Exclude images, then output the remaining data verbatim.

^^^^^^^^^^^^^^^^

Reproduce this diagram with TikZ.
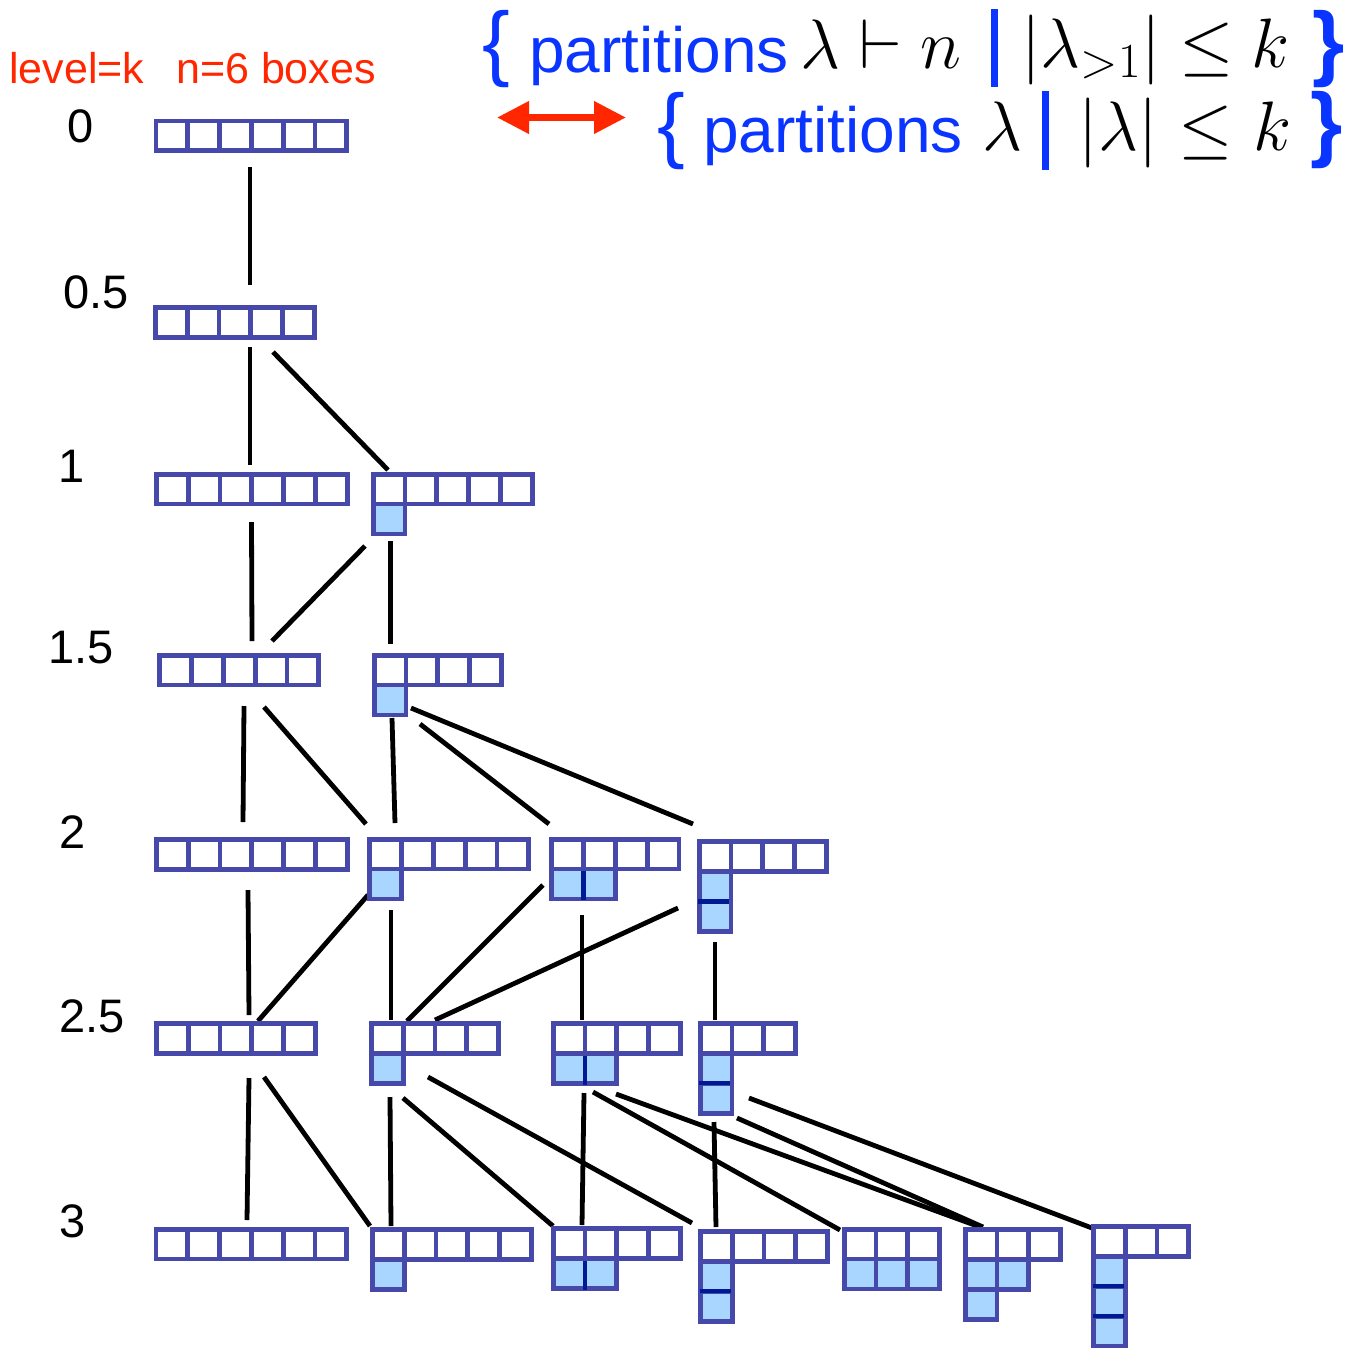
\RequirePackage{fix-cm}
\documentclass[tikz,border=0pt]{standalone}
\usepackage[no-math]{fontspec}
\setmainfont{Liberation Sans}
\usetikzlibrary{arrows.meta}
\definecolor{ybox}{RGB}{70,72,170}
\definecolor{ylight}{RGB}{168,214,255}
\definecolor{ysep}{RGB}{0,26,150}
\definecolor{tblue}{RGB}{10,52,255}
\definecolor{tred}{RGB}{255,38,0}
\newcommand\cellw{31.8}
\newcommand\cellh{29.9}
\newcommand\ydiag[3]{%
 \begin{scope}[shift={(#1+2.4,#2+2.4)}]
 \foreach \rl [count=\j from 0] in {#3} {
   \foreach \i in {1,...,\rl} {
     \ifnum\j=0
       \draw[wcell] ({(\i-1)*\cellw},{\j*\cellh}) rectangle ++(\cellw,\cellh);
     \else
       \draw[bcell] ({(\i-1)*\cellw},{\j*\cellh}) rectangle ++(\cellw,\cellh);
     \fi
   }
 }
 \end{scope}}
\newcommand\sepv[2]{%
 \draw[sepline] ({#1+2.4+\cellw},{#2+2.4+\cellh+2.4}) -- ({#1+2.4+\cellw},{#2+2.4+2*\cellh+1.5});}
\newcommand\seph[3]{%
 \draw[sepline] ({#1+1.5},{#2+2.4+#3*\cellh}) -- ({#1+2.4+\cellw-1.5},{#2+2.4+#3*\cellh});}
\tikzset{
 wcell/.style={draw=ybox, line width=4.8pt, fill=white},
 bcell/.style={draw=ybox, line width=4.8pt, fill=ylight},
 sepline/.style={draw=ysep, line width=4.2pt},
 edge/.style={draw=black, line width=4.8pt},
 lvl/.style={font=\fontsize{47}{50}\selectfont, anchor=base west, inner sep=0pt},
 redt/.style={font=\fontsize{43}{45}\selectfont, text=tred, anchor=base west, inner sep=0pt},
 bt/.style={font=\fontsize{64}{66}\selectfont, text=tblue, anchor=base west, inner sep=0pt},
 bro/.style={font=\fontsize{83}{85}\selectfont, text=tblue, anchor=base, inner sep=0pt},
 brc/.style={font=\fontsize{83}{85}\selectfont\bfseries, text=tblue, anchor=base, inner sep=0pt},
 mt/.style={font=\fontsize{70}{72}\selectfont, anchor=base, inner sep=0pt},
 bluebar/.style={draw=tblue, line width=7pt},
 dblarrow/.style={draw=tred, fill=tred, line width=7pt, {Triangle[length=32pt,width=31pt]}-{Triangle[length=32pt,width=31pt]}}
}
\begin{document}
\begin{tikzpicture}[x=1pt,y=-1pt]
\useasboundingbox (0,0) rectangle (1355,1353);
\fill[white] (0,0) rectangle (1355,1353);

% header texts
\node[redt] (lk) at (9,83) {level=k};
\node[redt] (nb) at (176,83) {n=6 boxes};

\node[bro] (ob1) at (496,70.6) {\{};
\node[bt] (p1) at (529,72) {partitions};
\node[mt] (m1a) at (820.5,68) {$\lambda$};
\node[mt] (m1b) at (881,68) {$\vdash$};
\node[mt] (m1c) at (941,68) {$n$};
\coordinate (bar1t) at (994.5,9);
\coordinate (bar1b) at (994.5,87);
\draw[bluebar] (bar1t) -- (bar1b);
\node[mt] (m1d) at (1091,67) {$|\lambda_{>1}|$};
\node[mt] (m1e) at (1207,67) {$\leq$};
\node[mt] (m1f) at (1270,67) {$k$};
\node[brc] (cb1) at (1329,70) {\}};

\node[bro] (ob2) at (671,152.6) {\{};
\node[bt] (p2) at (703,152) {partitions};
\node[mt] (m2a) at (1002,150) {$\lambda$};
\coordinate (bar2t) at (1045.5,91);
\coordinate (bar2b) at (1045.5,170);
\draw[bluebar] (bar2t) -- (bar2b);
\node[mt] (m2b) at (1118,150) {$|\lambda|$};
\node[mt] (m2c) at (1206,150) {$\leq$};
\node[mt] (m2d) at (1272,150) {$k$};
\node[brc] (cb2) at (1327,151) {\}};

\coordinate (arrL) at (497,117.5);
\coordinate (arrR) at (626,117.5);
\draw[dblarrow] (arrL) -- (arrR);

% level labels
\node[lvl] (k0) at (67,142) {0};
\node[lvl] (k05) at (63,308) {0.5};
\node[lvl] (k1) at (58,482) {1};
\node[lvl] (k15) at (48,663) {1.5};
\node[lvl] (k2) at (59,848) {2};
\node[lvl] (k25) at (59,1032) {2.5};
\node[lvl] (k3) at (59,1237) {3};

% connectors
\foreach \a/\b/\c/\d [count=\k] in {
 250/167/250/285,
 250/347/250/465,
 273/352/388/470,
 251.5/522/252/641,
 365/546/272/641,
 390.5/541/390.5/644,
 244/706/243/822,
 264/707/366/824,
 392/718/395/823,
 420/724/549/824,
 411/708/693/824,
 248/890/249/1015,
 368/895/258/1021,
 391/910/391/1020,
 543/885/407/1021,
 678/908/435/1020,
 582/915/582/1020,
 715/942/715/1020,
 249/1078/247/1220,
 264/1077/370/1226,
 390/1097/391/1226,
 403/1098/553/1226,
 428/1077/692/1223,
 584/1093/582/1225,
 593/1092/840/1230,
 616/1094/980/1227,
 714/1122/716/1227,
 737/1118/983/1227,
 749/1098/1092/1228} {
 \coordinate (s\k) at (\a,\b);
 \coordinate (t\k) at (\c,\d);
 \draw[edge] (s\k) -- (t\k);
}

% Young diagrams
\ydiag{153.5}{118.5}{6}
\ydiag{153}{305}{5}
\ydiag{154}{471.7}{6}
\ydiag{370.7}{471.7}{5,1}
\ydiag{157.3}{652.7}{5}
\ydiag{371.7}{652.7}{4,1}
\ydiag{154}{837}{6}
\ydiag{367.3}{836.7}{5,1}
\ydiag{549.3}{836.7}{4,2}\sepv{549.3}{836.7}
\ydiag{696.7}{839.3}{4,1,1}\seph{696.7}{839.3}{2}
\ydiag{154}{1021}{5}
\ydiag{369}{1021}{4,1}
\ydiag{550.7}{1021}{4,2}\sepv{550.7}{1021}
\ydiag{697.7}{1021}{3,1,1}\seph{697.7}{1021}{2}
\ydiag{153.5}{1226.7}{6}
\ydiag{370}{1227}{5,1}
\ydiag{550.7}{1226}{4,2}\sepv{550.7}{1226}
\ydiag{698}{1229}{4,1,1}\seph{698}{1229}{2}
\ydiag{841.7}{1226.7}{3,3}
\ydiag{962.7}{1227.3}{3,2,1}
\ydiag{1091}{1224}{3,1,1,1}\seph{1091}{1224}{2}\seph{1091}{1224}{3}
\end{tikzpicture}
\end{document}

^^^^^^^^^^^^^^^^

[IN RESPONSE]
Reproduce this diagram with TikZ.
\RequirePackage{fix-cm}
\documentclass[tikz,border=0pt]{standalone}
\usepackage[no-math]{fontspec}
\setmainfont{Liberation Sans}
\usetikzlibrary{arrows.meta}
\definecolor{ybox}{RGB}{70,72,170}
\definecolor{ylight}{RGB}{168,214,255}
\definecolor{ysep}{RGB}{0,26,150}
\definecolor{tblue}{RGB}{10,52,255}
\definecolor{tred}{RGB}{255,38,0}
\newcommand\cellw{31.8}
\newcommand\cellh{29.9}
\newcommand\ydiag[3]{%
 \begin{scope}[shift={(#1+2.4,#2+2.4)}]
 \foreach \rl [count=\j from 0] in {#3} {
   \foreach \i in {1,...,\rl} {
     \ifnum\j=0
       \draw[wcell] ({(\i-1)*\cellw},{\j*\cellh}) rectangle ++(\cellw,\cellh);
     \else
       \draw[bcell] ({(\i-1)*\cellw},{\j*\cellh}) rectangle ++(\cellw,\cellh);
     \fi
   }
 }
 \end{scope}}
\newcommand\sepv[2]{%
 \draw[sepline] ({#1+2.4+\cellw},{#2+2.4+\cellh+2.4}) -- ({#1+2.4+\cellw},{#2+2.4+2*\cellh+1.5});}
\newcommand\seph[3]{%
 \draw[sepline] ({#1+1.5},{#2+2.4+#3*\cellh}) -- ({#1+2.4+\cellw-1.5},{#2+2.4+#3*\cellh});}
\tikzset{
 wcell/.style={draw=ybox, line width=4.8pt, fill=white},
 bcell/.style={draw=ybox, line width=4.8pt, fill=ylight},
 sepline/.style={draw=ysep, line width=4.2pt},
 edge/.style={draw=black, line width=4.8pt},
 lvl/.style={font=\fontsize{47}{50}\selectfont, anchor=base west, inner sep=0pt},
 redt/.style={font=\fontsize{43}{45}\selectfont, text=tred, anchor=base west, inner sep=0pt},
 bt/.style={font=\fontsize{64}{66}\selectfont, text=tblue, anchor=base west, inner sep=0pt},
 bro/.style={font=\fontsize{83}{85}\selectfont, text=tblue, anchor=base, inner sep=0pt},
 brc/.style={font=\fontsize{83}{85}\selectfont\bfseries, text=tblue, anchor=base, inner sep=0pt},
 mt/.style={font=\fontsize{70}{72}\selectfont, anchor=base, inner sep=0pt},
 bluebar/.style={draw=tblue, line width=7pt},
 dblarrow/.style={draw=tred, fill=tred, line width=7pt, {Triangle[length=32pt,width=31pt]}-{Triangle[length=32pt,width=31pt]}}
}
\begin{document}
\begin{tikzpicture}[x=1pt,y=-1pt]
\useasboundingbox (0,0) rectangle (1355,1353);
\fill[white] (0,0) rectangle (1355,1353);

% header texts
\node[redt] (lk) at (9,83) {level=k};
\node[redt] (nb) at (176,83) {n=6 boxes};

\node[bro] (ob1) at (496,70.6) {\{};
\node[bt] (p1) at (529,72) {partitions};
\node[mt] (m1a) at (820.5,68) {$\lambda$};
\node[mt] (m1b) at (881,68) {$\vdash$};
\node[mt] (m1c) at (941,68) {$n$};
\coordinate (bar1t) at (994.5,9);
\coordinate (bar1b) at (994.5,87);
\draw[bluebar] (bar1t) -- (bar1b);
\node[mt] (m1d) at (1091,67) {$|\lambda_{>1}|$};
\node[mt] (m1e) at (1207,67) {$\leq$};
\node[mt] (m1f) at (1270,67) {$k$};
\node[brc] (cb1) at (1329,70) {\}};

\node[bro] (ob2) at (671,152.6) {\{};
\node[bt] (p2) at (703,152) {partitions};
\node[mt] (m2a) at (1002,150) {$\lambda$};
\coordinate (bar2t) at (1045.5,91);
\coordinate (bar2b) at (1045.5,170);
\draw[bluebar] (bar2t) -- (bar2b);
\node[mt] (m2b) at (1118,150) {$|\lambda|$};
\node[mt] (m2c) at (1206,150) {$\leq$};
\node[mt] (m2d) at (1272,150) {$k$};
\node[brc] (cb2) at (1327,151) {\}};

\coordinate (arrL) at (497,117.5);
\coordinate (arrR) at (626,117.5);
\draw[dblarrow] (arrL) -- (arrR);

% level labels
\node[lvl] (k0) at (67,142) {0};
\node[lvl] (k05) at (63,308) {0.5};
\node[lvl] (k1) at (58,482) {1};
\node[lvl] (k15) at (48,663) {1.5};
\node[lvl] (k2) at (59,848) {2};
\node[lvl] (k25) at (59,1032) {2.5};
\node[lvl] (k3) at (59,1237) {3};

% connectors
\foreach \a/\b/\c/\d [count=\k] in {
 250/167/250/285,
 250/347/250/465,
 273/352/388/470,
 251.5/522/252/641,
 365/546/272/641,
 390.5/541/390.5/644,
 244/706/243/822,
 264/707/366/824,
 392/718/395/823,
 420/724/549/824,
 411/708/693/824,
 248/890/249/1015,
 368/895/258/1021,
 391/910/391/1020,
 543/885/407/1021,
 678/908/435/1020,
 582/915/582/1020,
 715/942/715/1020,
 249/1078/247/1220,
 264/1077/370/1226,
 390/1097/391/1226,
 403/1098/553/1226,
 428/1077/692/1223,
 584/1093/582/1225,
 593/1092/840/1230,
 616/1094/980/1227,
 714/1122/716/1227,
 737/1118/983/1227,
 749/1098/1092/1228} {
 \coordinate (s\k) at (\a,\b);
 \coordinate (t\k) at (\c,\d);
 \draw[edge] (s\k) -- (t\k);
}

% Young diagrams
\ydiag{153.5}{118.5}{6}
\ydiag{153}{305}{5}
\ydiag{154}{471.7}{6}
\ydiag{370.7}{471.7}{5,1}
\ydiag{157.3}{652.7}{5}
\ydiag{371.7}{652.7}{4,1}
\ydiag{154}{837}{6}
\ydiag{367.3}{836.7}{5,1}
\ydiag{549.3}{836.7}{4,2}\sepv{549.3}{836.7}
\ydiag{696.7}{839.3}{4,1,1}\seph{696.7}{839.3}{2}
\ydiag{154}{1021}{5}
\ydiag{369}{1021}{4,1}
\ydiag{550.7}{1021}{4,2}\sepv{550.7}{1021}
\ydiag{697.7}{1021}{3,1,1}\seph{697.7}{1021}{2}
\ydiag{153.5}{1226.7}{6}
\ydiag{370}{1227}{5,1}
\ydiag{550.7}{1226}{4,2}\sepv{550.7}{1226}
\ydiag{698}{1229}{4,1,1}\seph{698}{1229}{2}
\ydiag{841.7}{1226.7}{3,3}
\ydiag{962.7}{1227.3}{3,2,1}
\ydiag{1091}{1224}{3,1,1,1}\seph{1091}{1224}{2}\seph{1091}{1224}{3}
\end{tikzpicture}
\end{document}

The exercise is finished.